La question avait été posée pour la première fois sur l’initiative des États-Unis […], mais au dernier moment, le Sénat des États-Unis refusa son consentement et l’affaire resta là.

Elle est revenue, il y a seize ans, devant l’opinion des deux pays. Mais c’est alors au Danemark qu’elle rencontra une ardente opposition. »

Comme les fois précédentes, les négociations ne se passent pas sans accroche. Au Danemark, elles provoquent une crise ministérielle importante lorsque l’accord, signé le 5 août 1916, est révélé, sans que la population en ait été informée auparavant.

« Le peuple [danois] qui se dit le plus libre du monde s’est vu dans une question qui touche à ses possessions territoriales, qui n’était donc pas négligeable, traiter comme un peuple vivant sous le régime le plus absolu » explique le Journal des débats politiques et littéraires.

Le 22 août, Le Siècle revient sur ce scandale qui a contraint la coalition ministérielle à la démission :

« Quand l’acte de cession, ou plus exactement la promesse de vente aux États-Unis fut signée, nous avons pu l’annoncer à nos lecteurs, bien avant même que la grande presse se fût emparée de la question : le gouvernement danois a démenti la nouvelle ; les faits ont démonté que ce démenti n’était pas sincère.

Le ministère danois a voulu mettre le pays devant un fait accompli ; peut-être pensait-il que le prix élevé accepté par les États-Unis aurait raison des oppositions. »

Si le parlement danois approuve néanmoins la transaction à une courte majorité, l’accord se heurte au refus du Sénat.
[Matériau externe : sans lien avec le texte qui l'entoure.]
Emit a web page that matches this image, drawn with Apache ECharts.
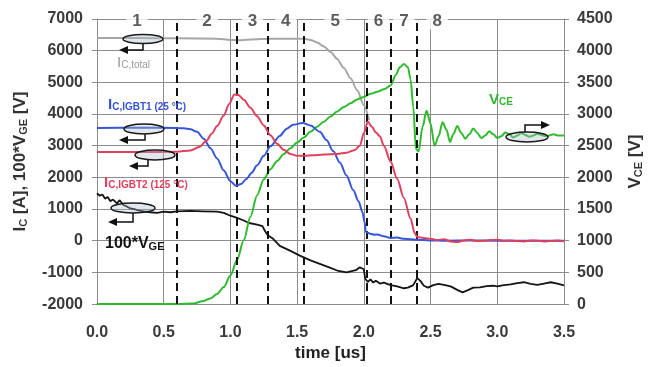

L’opposition est de principe : on ne cède pas un territoire national sans demander l’accord de la population au préalable.

Ainsi, un référendum est organisé le 15 décembre 1916. Le résultat du plébiscite est sans appel :

« Le résultat du plébiscite sur la vente des Indes occidentales a donné 283 694 voix pour la vente et 157 596 contre. »
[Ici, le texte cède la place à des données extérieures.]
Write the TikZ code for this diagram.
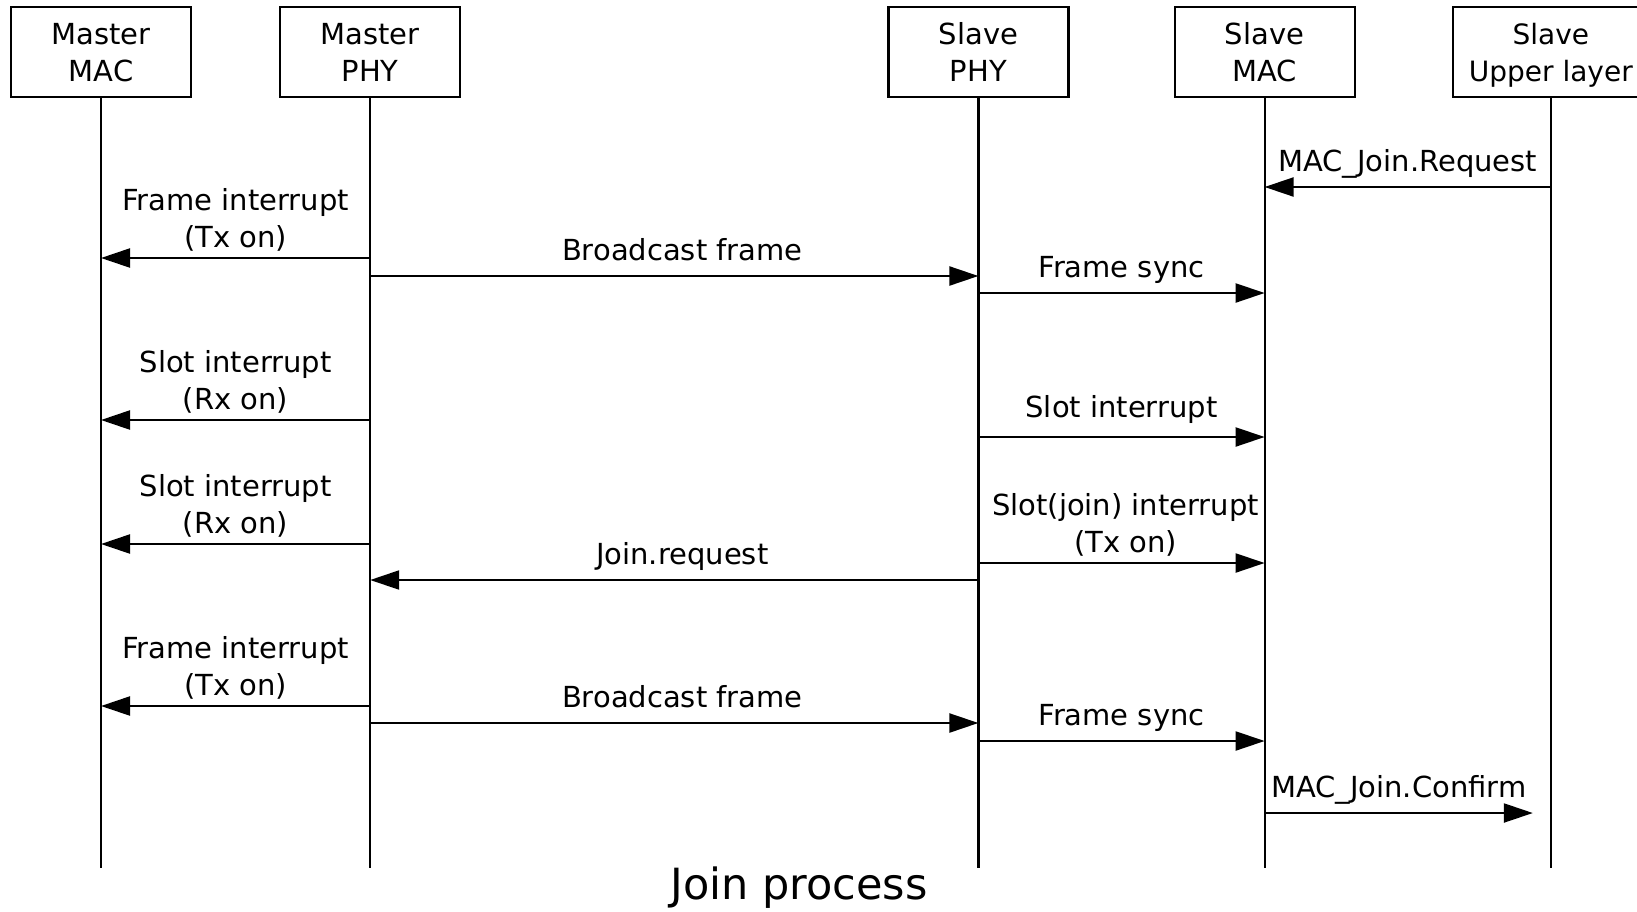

La démarche est enclenchée. Le 17 janvier à Washington, une convention est signée par le secrétaire d’État des États-Unis Robert Lansing ratifiant ainsi l’achat des trois îles. Le 27 mars, le roi adresse une lettre aux habitants dans laquelle il leur fait part de sa « conviction que la prospérité des Antilles sera mieux assurée et mieux développée par leur réunion aux États-Unis ».

Le 1er avril suivant, Lansing remet un chèque de 25 millions de dollars au ministre Danois, et donne l’ordre à l’amiral Pollock de prendre possession des îles.
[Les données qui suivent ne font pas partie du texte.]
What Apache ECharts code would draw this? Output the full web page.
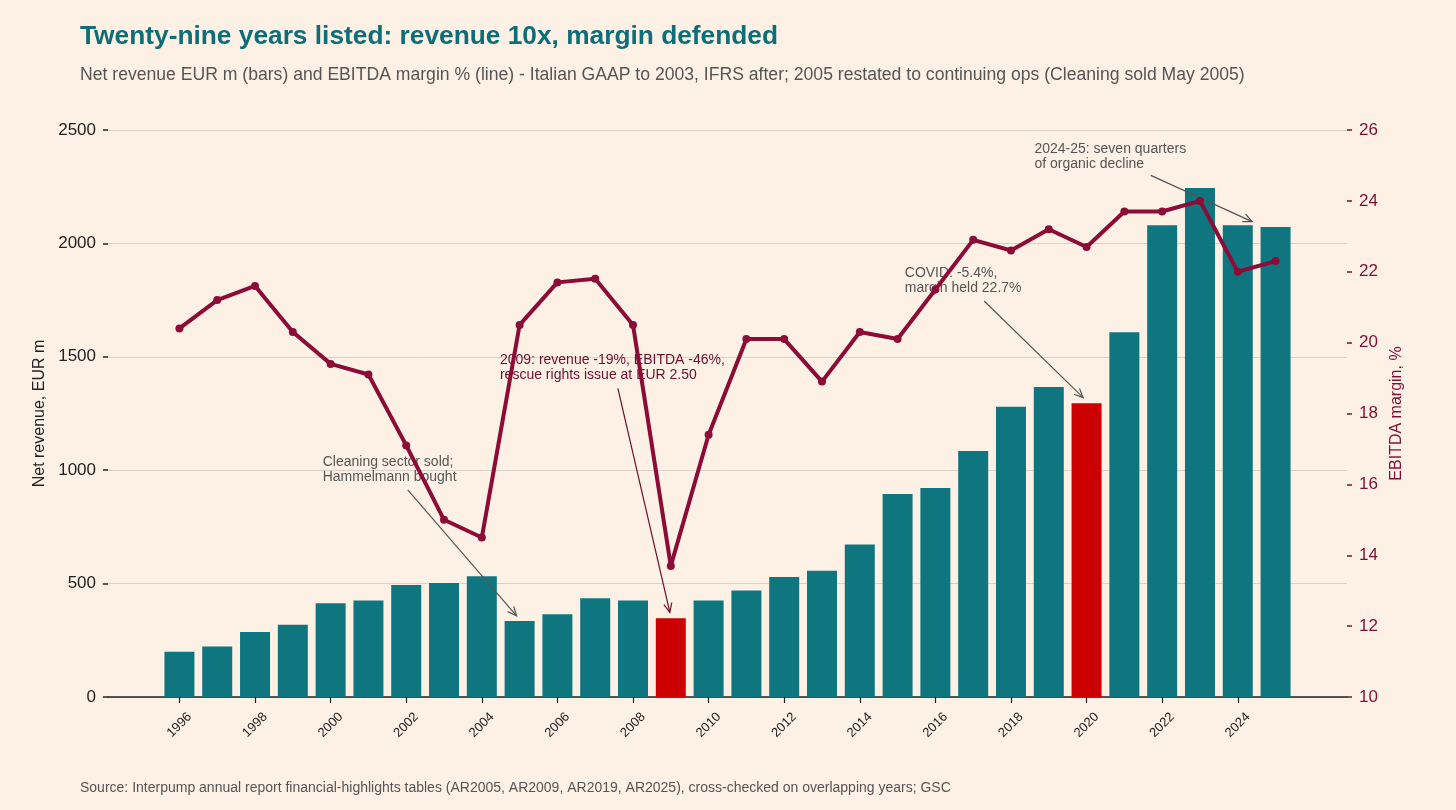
<!DOCTYPE html>
<html><head><meta charset="utf-8">
<script src="https://cdn.jsdelivr.net/npm/echarts@6/dist/echarts.min.js"></script>
<style>html,body{margin:0;padding:0;background:#FDF1E6}#c{width:1456px;height:810px}</style>
</head><body><div id="c"></div>
<script>
const years = [1996,1997,1998,1999,2000,2001,2002,2003,2004,2005,2006,2007,2008,2009,2010,2011,2012,2013,2014,2015,2016,2017,2018,2019,2020,2021,2022,2023,2024,2025];
const revenue = [200,223,287,319,413,426,494,503,532,335,365,435,426,347,426,470,529,557,672,895,921,1085,1280,1367,1295,1608,2080,2244,2080,2072];
const margin = [20.4,21.2,21.6,20.3,19.4,19.1,17.1,15.0,14.5,20.5,21.7,21.8,20.5,13.7,17.4,20.1,20.1,18.9,20.3,20.1,21.5,22.9,22.6,23.2,22.7,23.7,23.7,24.0,22.0,22.3];
const highlightYears = [2009, 2020];
const xTickYears = [1996,1998,2000,2002,2004,2006,2008,2010,2012,2014,2016,2018,2020,2022,2024];

const titleText = 'Twenty-nine years listed: revenue 10x, margin defended';
const subtitleText = 'Net revenue EUR m (bars) and EBITDA margin % (line) - Italian GAAP to 2003, IFRS after; 2005 restated to continuing ops (Cleaning sold May 2005)';
const sourceText = 'Source: Interpump annual report financial-highlights tables (AR2005, AR2009, AR2019, AR2025), cross-checked on overlapping years; GSC';

// annotations in data coords (year, revenue axis)
const annotations = [
  {text:'Cleaning sector sold;\nHammelmann bought', at:[1999.79,1069], from:[2002.04,913], to:[2004.92,358], color:'#555555'},
  {text:'2009: revenue -19%, EBITDA -46%,\nrescue rights issue at EUR 2.50', at:[2004.48,1519], from:[2007.60,1361], to:[2008.975,373], color:'#6B0F2E'},
  {text:'COVID: -5.4%,\nmargin held 22.7%', at:[2015.19,1901], from:[2017.29,1746], to:[2019.91,1320], color:'#555555'},
  {text:'2024-25: seven quarters\nof organic decline', at:[2018.62,2449], from:[2021.70,2300], to:[2024.38,2096], color:'#555555'}
];

const FONT = '"Liberation Sans", Arial, sans-serif';
const TEAL = '#0F7680', RED = '#CC0000', MAROON = '#8C0C38', BG = '#FDF1E6', AXMAROON = '#7E0E35';

const chart = echarts.init(document.getElementById('c'));
const barData = years.map((y,i)=>({value:[y,revenue[i]], itemStyle: highlightYears.includes(y)?{color:RED}:undefined}));
const lineData = years.map((y,i)=>[y, margin[i]]);

chart.setOption({
  animation:false,
  backgroundColor: BG,
  textStyle:{fontFamily:FONT},
  grid:{left:108, right:109, top:130, bottom:113},
  xAxis:{
    type:'value', min:1994.11, max:2026.89,
    axisLine:{show:true, onZero:false, lineStyle:{color:'#222', width:1.5}},
    axisTick:{show:true, length:6, lineStyle:{color:'#222', width:1.2}, customValues:xTickYears},
    axisLabel:{rotate:45, fontSize:13, color:'#222', margin:28, align:'center', verticalAlign:'middle', customValues:xTickYears, formatter:v=>String(v)},
    splitLine:{show:false}
  },
  yAxis:[
    {type:'value', min:0, max:2500, interval:500, position:'left',
     name:'Net revenue, EUR m', nameLocation:'middle', nameGap:52, nameRotate:90,
     nameTextStyle:{fontSize:16, color:'#222'},
     axisLine:{show:false}, axisTick:{show:true, length:5, lineStyle:{color:'#222', width:1.5}},
     axisLabel:{fontSize:17, color:'#222', margin:12, formatter:v=>String(v)},
     splitLine:{show:true, lineStyle:{color:'#D9D1C9', width:1}}},
    {type:'value', min:10, max:26, interval:2, position:'right',
     name:'EBITDA margin, %', nameLocation:'middle', nameGap:38, nameRotate:90,
     nameTextStyle:{fontSize:16, color:AXMAROON},
     axisLine:{show:false}, axisTick:{show:true, length:5, lineStyle:{color:AXMAROON, width:1.5}},
     axisLabel:{fontSize:17, color:AXMAROON, margin:12},
     splitLine:{show:false}}
  ],
  series:[
    {type:'bar', data:barData, barWidth:30, itemStyle:{color:TEAL}, z:2},
    {type:'line', yAxisIndex:1, data:lineData, z:5, symbol:'circle', symbolSize:8,
     lineStyle:{color:MAROON, width:4}, itemStyle:{color:MAROON}}
  ]
});

const g = [
  {type:'text', left:80, top:24, z:10, style:{text:titleText, font:'bold 26.3px '+FONT, fill:'#0D6E77'}},
  {type:'text', left:80, top:66, z:10, style:{text:subtitleText, font:'17.6px '+FONT, fill:'#555555'}},
  {type:'text', left:80, top:781, z:10, style:{text:sourceText, font:'14px '+FONT, fill:'#555555'}}
];
annotations.forEach(a=>{
  const p = chart.convertToPixel({xAxisIndex:0, yAxisIndex:0}, a.at);
  const s = chart.convertToPixel({xAxisIndex:0, yAxisIndex:0}, a.from);
  const t = chart.convertToPixel({xAxisIndex:0, yAxisIndex:0}, a.to);
  g.push({type:'text', x:p[0], y:p[1], z:1, style:{text:a.text, font:'14px '+FONT, fill:a.color, lineHeight:15, verticalAlign:'top'}});
  const dx=t[0]-s[0], dy=t[1]-s[1], L=Math.hypot(dx,dy), ux=dx/L, uy=dy/L, nx=-uy, ny=ux;
  const hl=9, hw=4;
  g.push({type:'line', z:3, shape:{x1:s[0], y1:s[1], x2:t[0], y2:t[1]}, style:{stroke:a.color, lineWidth:1.2}});
  g.push({type:'polyline', z:3, shape:{points:[[t[0]-hl*ux+hw*nx, t[1]-hl*uy+hw*ny],[t[0],t[1]],[t[0]-hl*ux-hw*nx, t[1]-hl*uy-hw*ny]]}, style:{stroke:a.color, lineWidth:1.2, fill:null}});
});
chart.setOption({graphic:{elements:g}});
</script></body></html>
Aujourd’hui, on nomme ce petit archipel les Îles Vierges américaines. Depuis leur achat, elles ont progressivement été intégrées par la politique de Washington.

À la fin des années 1920, la plupart des habitants seront naturalisés américains et le dollar sera adopté en 1934.

Puis, en 1970, Melvin H. Evans deviendra le premier gouverneur des îles, sans toutefois que le territoire soit considéré comme un « État » américain.

Si Donald Trump n’a pas fait explicitement référence à cet événement pour justifier son envie d’acheter le Groenland, l’histoire entre les deux pays et la primauté des questions géopolitiques dans les deux cas en fait un précédent pour le moins étonnant.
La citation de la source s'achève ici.